▶ _Do this_: Starting at the line containing "Emit a LaTeX", copy each line exactly, ending with the line containing "(0,0) rectangle (1375,810);". Leave out everything else.

▶ _Dataset extract_:
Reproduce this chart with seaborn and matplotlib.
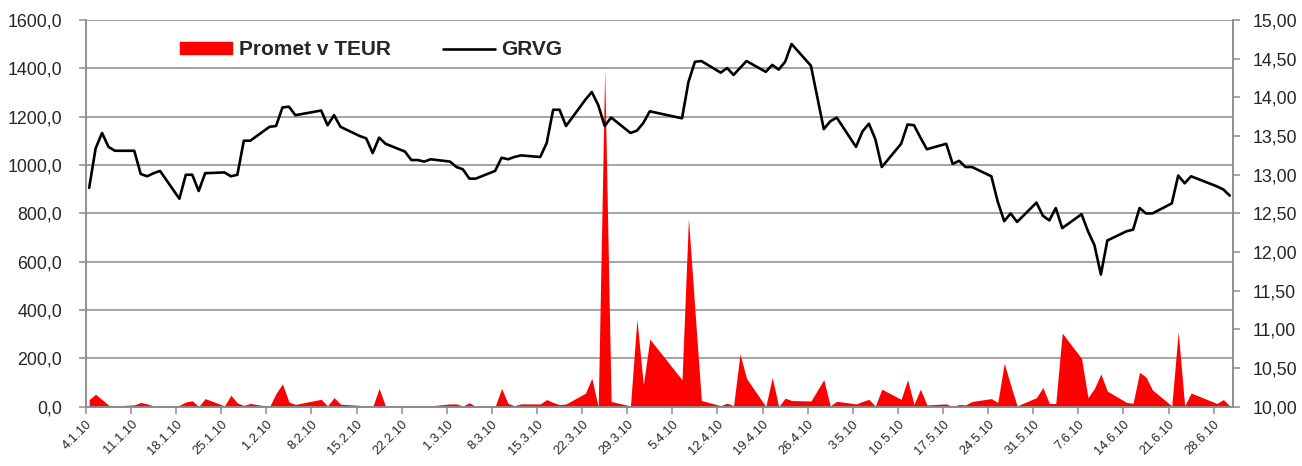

---

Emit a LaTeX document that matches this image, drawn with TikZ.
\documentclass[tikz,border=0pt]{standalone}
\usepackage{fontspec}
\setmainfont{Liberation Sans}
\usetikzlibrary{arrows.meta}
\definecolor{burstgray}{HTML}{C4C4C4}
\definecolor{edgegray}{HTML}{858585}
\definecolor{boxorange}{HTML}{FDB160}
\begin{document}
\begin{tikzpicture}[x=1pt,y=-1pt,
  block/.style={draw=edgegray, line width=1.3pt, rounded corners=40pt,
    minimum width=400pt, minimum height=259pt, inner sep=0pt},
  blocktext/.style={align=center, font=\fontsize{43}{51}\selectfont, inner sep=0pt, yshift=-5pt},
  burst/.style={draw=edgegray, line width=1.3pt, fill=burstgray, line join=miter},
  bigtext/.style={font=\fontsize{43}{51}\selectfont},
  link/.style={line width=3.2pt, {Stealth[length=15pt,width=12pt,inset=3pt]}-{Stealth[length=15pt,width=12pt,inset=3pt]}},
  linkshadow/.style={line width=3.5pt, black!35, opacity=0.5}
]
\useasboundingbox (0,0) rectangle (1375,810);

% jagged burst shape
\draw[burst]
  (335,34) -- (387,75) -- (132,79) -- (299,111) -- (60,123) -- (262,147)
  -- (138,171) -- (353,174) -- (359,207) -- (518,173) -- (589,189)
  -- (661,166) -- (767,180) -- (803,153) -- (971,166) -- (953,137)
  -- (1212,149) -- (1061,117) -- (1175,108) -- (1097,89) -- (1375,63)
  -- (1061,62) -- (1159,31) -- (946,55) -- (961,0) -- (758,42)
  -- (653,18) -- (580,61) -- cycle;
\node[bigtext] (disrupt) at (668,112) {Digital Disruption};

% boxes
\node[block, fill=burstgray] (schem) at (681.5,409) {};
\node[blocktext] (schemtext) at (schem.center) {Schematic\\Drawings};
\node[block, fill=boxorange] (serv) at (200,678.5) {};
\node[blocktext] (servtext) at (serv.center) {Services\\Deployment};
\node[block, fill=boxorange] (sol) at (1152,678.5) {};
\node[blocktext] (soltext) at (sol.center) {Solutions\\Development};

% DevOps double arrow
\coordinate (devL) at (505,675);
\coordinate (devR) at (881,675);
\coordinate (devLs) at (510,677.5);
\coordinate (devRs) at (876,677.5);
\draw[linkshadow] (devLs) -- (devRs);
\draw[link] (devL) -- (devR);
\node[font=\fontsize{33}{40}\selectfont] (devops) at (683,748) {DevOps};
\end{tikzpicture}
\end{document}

---

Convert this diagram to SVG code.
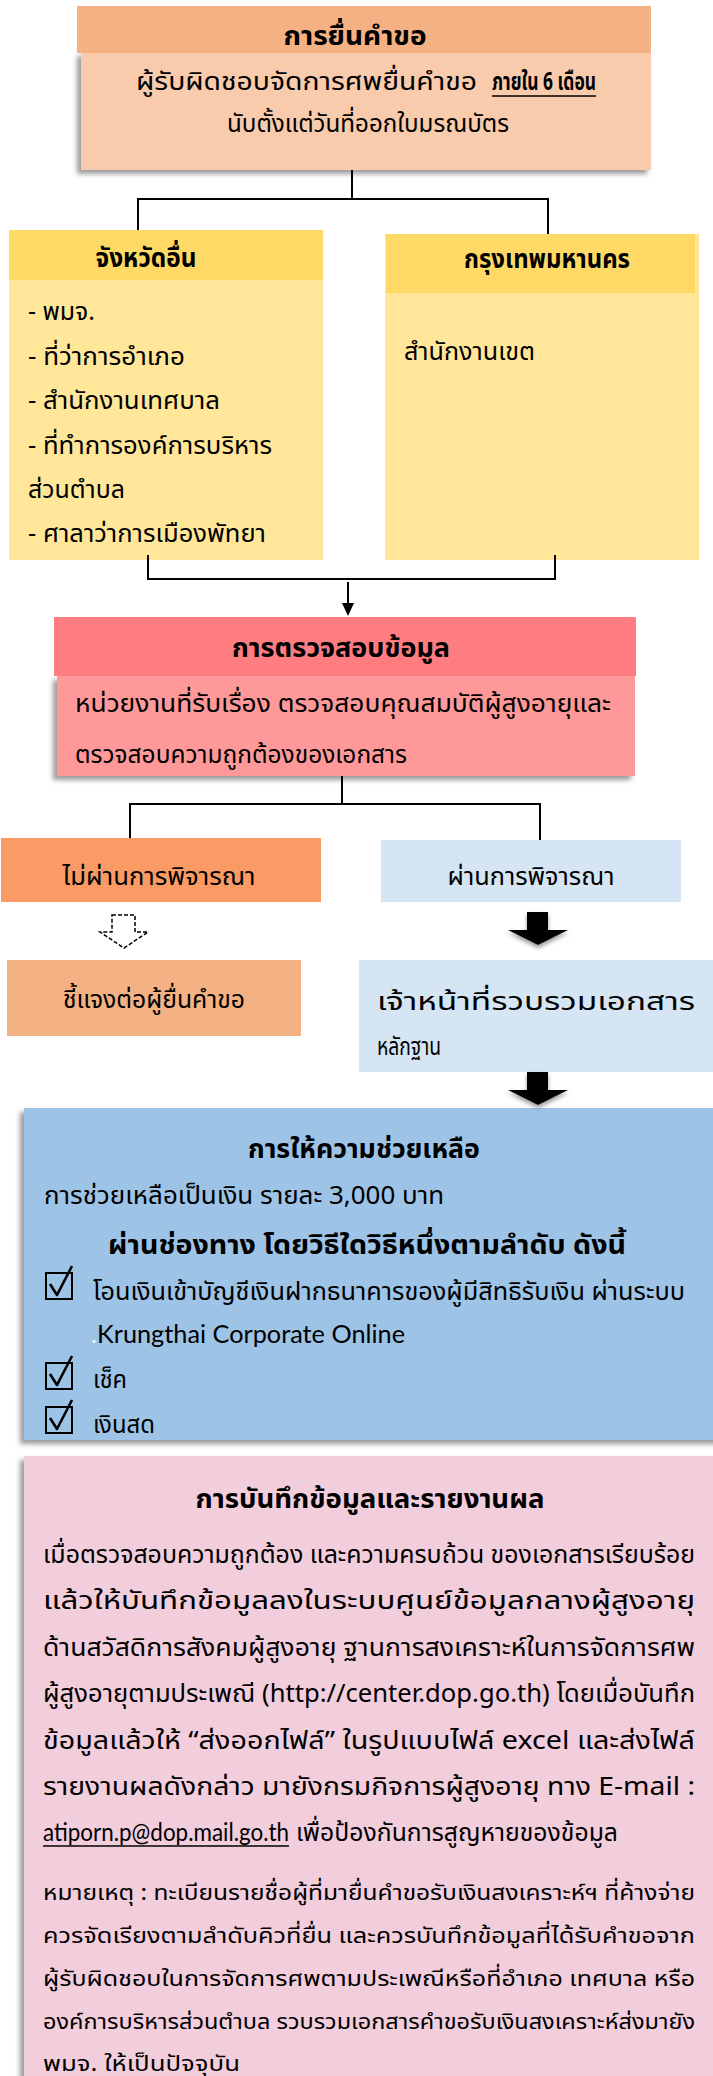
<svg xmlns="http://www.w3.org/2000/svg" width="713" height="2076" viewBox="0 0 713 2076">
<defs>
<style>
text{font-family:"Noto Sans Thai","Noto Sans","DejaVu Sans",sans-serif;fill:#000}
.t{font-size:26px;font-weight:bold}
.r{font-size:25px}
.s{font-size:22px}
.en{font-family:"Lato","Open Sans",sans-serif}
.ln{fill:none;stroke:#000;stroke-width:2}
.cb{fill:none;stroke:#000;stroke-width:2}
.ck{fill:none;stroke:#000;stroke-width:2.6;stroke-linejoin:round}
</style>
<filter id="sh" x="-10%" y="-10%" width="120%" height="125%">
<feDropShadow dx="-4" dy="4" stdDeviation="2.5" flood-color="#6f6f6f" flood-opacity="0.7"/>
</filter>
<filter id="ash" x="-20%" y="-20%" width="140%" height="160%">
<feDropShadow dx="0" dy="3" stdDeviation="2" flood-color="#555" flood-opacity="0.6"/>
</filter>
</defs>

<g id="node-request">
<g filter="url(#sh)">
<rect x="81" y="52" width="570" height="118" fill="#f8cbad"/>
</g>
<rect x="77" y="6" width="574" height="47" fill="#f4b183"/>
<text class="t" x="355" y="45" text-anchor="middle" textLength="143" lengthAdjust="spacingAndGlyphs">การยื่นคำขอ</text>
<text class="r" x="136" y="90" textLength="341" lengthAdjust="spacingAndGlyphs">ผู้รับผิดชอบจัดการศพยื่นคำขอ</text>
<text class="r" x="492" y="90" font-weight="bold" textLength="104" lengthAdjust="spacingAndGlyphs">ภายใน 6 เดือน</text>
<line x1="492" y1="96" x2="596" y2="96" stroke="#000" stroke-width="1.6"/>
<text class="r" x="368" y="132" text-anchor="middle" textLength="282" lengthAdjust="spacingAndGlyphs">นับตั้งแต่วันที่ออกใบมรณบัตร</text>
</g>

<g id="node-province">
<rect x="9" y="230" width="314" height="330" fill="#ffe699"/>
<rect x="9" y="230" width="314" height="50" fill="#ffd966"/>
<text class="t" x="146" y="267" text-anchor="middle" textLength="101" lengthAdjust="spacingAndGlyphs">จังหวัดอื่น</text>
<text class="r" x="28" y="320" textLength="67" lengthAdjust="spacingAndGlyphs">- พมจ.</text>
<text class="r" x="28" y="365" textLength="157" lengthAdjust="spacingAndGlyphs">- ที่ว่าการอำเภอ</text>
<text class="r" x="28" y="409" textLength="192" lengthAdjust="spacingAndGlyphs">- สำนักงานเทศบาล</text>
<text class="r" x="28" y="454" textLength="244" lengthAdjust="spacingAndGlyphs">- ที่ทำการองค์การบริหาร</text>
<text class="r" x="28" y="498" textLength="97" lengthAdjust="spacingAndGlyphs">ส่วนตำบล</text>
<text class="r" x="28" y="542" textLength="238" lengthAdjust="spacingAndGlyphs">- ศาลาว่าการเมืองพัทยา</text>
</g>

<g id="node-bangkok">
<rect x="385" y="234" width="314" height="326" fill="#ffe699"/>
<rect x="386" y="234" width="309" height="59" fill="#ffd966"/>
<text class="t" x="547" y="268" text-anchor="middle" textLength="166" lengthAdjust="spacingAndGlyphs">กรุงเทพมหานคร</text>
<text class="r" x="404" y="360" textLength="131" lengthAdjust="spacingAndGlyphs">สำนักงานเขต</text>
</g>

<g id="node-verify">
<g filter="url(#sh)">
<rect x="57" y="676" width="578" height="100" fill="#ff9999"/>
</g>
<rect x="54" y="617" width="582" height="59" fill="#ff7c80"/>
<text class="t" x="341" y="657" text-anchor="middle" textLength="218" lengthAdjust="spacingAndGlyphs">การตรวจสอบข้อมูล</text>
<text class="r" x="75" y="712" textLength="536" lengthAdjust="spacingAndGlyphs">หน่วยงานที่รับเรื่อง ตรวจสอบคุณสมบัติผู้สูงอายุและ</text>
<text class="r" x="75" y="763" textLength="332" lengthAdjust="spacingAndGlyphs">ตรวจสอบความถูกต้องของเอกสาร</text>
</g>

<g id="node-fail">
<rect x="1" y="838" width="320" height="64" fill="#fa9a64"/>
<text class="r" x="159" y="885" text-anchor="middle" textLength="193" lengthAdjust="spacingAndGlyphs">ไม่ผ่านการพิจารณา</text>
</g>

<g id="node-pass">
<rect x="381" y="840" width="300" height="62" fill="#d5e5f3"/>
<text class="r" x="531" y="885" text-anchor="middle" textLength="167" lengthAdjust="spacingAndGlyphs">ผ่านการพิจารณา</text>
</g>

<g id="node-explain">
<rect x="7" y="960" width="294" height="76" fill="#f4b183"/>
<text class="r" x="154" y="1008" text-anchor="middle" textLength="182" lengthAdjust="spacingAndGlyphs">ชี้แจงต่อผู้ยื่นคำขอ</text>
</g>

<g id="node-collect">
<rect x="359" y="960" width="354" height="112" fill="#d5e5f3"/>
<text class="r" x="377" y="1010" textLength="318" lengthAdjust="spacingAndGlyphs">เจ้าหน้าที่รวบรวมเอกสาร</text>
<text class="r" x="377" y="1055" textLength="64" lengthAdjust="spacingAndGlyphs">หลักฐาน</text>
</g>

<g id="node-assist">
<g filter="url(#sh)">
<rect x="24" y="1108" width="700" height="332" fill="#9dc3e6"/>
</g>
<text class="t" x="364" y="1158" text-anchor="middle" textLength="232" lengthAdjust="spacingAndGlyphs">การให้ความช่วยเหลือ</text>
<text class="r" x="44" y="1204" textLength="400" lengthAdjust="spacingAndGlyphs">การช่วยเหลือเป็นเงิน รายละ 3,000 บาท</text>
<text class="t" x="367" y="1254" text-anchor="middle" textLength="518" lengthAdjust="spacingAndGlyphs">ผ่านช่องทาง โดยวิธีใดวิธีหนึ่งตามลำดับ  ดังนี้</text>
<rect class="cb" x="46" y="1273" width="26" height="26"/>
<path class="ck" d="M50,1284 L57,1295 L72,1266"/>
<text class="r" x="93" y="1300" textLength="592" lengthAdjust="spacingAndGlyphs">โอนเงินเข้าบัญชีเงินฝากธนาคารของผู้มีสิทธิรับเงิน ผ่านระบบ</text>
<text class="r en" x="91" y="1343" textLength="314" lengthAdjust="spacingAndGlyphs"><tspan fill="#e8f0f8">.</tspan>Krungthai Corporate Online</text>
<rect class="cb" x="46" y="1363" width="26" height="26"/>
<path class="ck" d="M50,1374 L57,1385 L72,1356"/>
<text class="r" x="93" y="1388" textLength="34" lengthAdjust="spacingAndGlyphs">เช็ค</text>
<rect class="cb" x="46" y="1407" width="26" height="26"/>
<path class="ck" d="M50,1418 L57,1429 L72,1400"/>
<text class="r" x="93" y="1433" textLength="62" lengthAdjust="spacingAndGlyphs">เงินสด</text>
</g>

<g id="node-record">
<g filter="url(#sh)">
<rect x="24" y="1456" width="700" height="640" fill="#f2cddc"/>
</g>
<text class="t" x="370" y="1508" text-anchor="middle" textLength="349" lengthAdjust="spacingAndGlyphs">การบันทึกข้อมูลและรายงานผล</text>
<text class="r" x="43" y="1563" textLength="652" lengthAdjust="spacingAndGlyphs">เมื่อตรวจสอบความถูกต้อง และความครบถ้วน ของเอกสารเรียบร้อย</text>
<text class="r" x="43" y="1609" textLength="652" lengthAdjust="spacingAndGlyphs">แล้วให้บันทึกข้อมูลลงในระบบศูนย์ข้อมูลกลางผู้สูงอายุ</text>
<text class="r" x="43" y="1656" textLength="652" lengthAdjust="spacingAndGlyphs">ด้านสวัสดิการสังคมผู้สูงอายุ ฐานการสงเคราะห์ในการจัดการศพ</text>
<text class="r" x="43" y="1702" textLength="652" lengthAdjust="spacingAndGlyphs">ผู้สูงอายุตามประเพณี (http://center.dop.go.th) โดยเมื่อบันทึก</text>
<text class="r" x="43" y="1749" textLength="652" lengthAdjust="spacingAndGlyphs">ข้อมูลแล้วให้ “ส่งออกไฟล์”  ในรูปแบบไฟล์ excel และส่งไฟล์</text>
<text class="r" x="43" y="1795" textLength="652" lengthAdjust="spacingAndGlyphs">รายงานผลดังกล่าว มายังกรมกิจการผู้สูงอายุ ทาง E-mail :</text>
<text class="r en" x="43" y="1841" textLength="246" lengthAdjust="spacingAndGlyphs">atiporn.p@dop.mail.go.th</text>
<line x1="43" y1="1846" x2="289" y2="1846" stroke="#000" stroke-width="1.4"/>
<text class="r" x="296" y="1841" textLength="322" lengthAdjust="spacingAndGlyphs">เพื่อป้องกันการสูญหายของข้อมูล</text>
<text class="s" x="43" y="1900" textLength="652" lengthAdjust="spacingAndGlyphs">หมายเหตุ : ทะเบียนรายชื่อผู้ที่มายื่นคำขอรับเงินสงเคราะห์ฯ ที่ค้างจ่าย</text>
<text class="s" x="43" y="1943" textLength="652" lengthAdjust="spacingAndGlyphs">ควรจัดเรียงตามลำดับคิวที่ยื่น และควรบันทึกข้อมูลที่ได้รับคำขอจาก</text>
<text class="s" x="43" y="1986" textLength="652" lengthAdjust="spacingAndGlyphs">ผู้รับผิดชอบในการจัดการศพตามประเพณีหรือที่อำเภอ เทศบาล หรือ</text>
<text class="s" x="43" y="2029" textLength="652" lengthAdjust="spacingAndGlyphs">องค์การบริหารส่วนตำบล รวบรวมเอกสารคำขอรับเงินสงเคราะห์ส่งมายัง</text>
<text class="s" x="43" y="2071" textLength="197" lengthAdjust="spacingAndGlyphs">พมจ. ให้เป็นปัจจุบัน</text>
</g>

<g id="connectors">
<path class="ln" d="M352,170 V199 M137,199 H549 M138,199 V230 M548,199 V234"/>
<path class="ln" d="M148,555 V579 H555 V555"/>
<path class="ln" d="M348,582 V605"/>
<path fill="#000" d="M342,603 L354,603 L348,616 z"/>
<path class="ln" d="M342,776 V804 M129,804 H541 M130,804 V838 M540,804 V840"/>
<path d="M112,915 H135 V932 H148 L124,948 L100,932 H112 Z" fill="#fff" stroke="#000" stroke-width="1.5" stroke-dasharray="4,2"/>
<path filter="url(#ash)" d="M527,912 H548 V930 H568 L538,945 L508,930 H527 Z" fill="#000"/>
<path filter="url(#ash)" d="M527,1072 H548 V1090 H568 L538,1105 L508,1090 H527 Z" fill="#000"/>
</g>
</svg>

▶ _Full output_:
Emit a LaTeX document that matches this image, drawn with TikZ.
\documentclass[tikz,border=0pt]{standalone}
\usepackage{fontspec}
\setmainfont{Liberation Sans}
\usetikzlibrary{arrows.meta}
\definecolor{burstgray}{HTML}{C4C4C4}
\definecolor{edgegray}{HTML}{858585}
\definecolor{boxorange}{HTML}{FDB160}
\begin{document}
\begin{tikzpicture}[x=1pt,y=-1pt,
  block/.style={draw=edgegray, line width=1.3pt, rounded corners=40pt,
    minimum width=400pt, minimum height=259pt, inner sep=0pt},
  blocktext/.style={align=center, font=\fontsize{43}{51}\selectfont, inner sep=0pt, yshift=-5pt},
  burst/.style={draw=edgegray, line width=1.3pt, fill=burstgray, line join=miter},
  bigtext/.style={font=\fontsize{43}{51}\selectfont},
  link/.style={line width=3.2pt, {Stealth[length=15pt,width=12pt,inset=3pt]}-{Stealth[length=15pt,width=12pt,inset=3pt]}},
  linkshadow/.style={line width=3.5pt, black!35, opacity=0.5}
]
\useasboundingbox (0,0) rectangle (1375,810);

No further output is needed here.